I can definitely see this being more effective against liberals than either your actual reason for action, or for the previous argument about electoral influence. Most people are at least somewhat responsive to this sort of shaming and self-incrimination. I don't think being an effective argument means it is coherent or reality based, though, which is more what I was looking for, since the argument is intended to create the problem its then offering the solution to.
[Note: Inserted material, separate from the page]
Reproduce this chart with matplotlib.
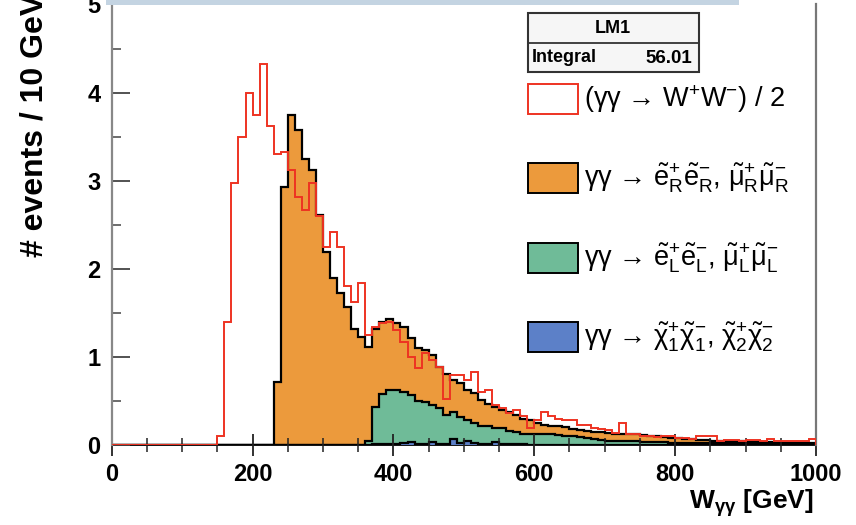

You go to war with what works. That's the thing--a lot of liberals can be swayed by emotional arguments, despite the appeal to rationality, the Party of Science, all that stuff. That's why the electoral vote argument is a fun one to proffer, because it offers all the stuff you'd think good reality-based liberals would like: an acknowledgment that the electoral college is how this works, a realistic assessment of the electoral college as it's currently locked in, and a plan that in no way harms Biden's potential path to victory. But that's not enough, because really it's more about insisting the seeming "smart, rational" decision people made to "become" a democrat are right, and that the vote they cast for Biden in a state where it statistically doesn't matter to do so is something they're entitled to, that the party is entitled to, in their hearts. Politics for a lot of people has no meaningful connection to values as we think of them, something you decide to really analyze and cook up for yourself and then see how you can apply them in your life. Very few people operate that way; most folks have never reflected on if their politics reflect their actual values, don't even see the connection. It's all over the place: it's why supposed Christians are voting in droves for poo poo that Jesus would never support, and why supposed progressives get frothing in the mouth angry about college protestors, and why we see top-to-bottom oppression in blue cities/blue states of peaceful protest movements. Most folks assume that must be ok, because otherwise why would their Democratic city/state/national party approve of it?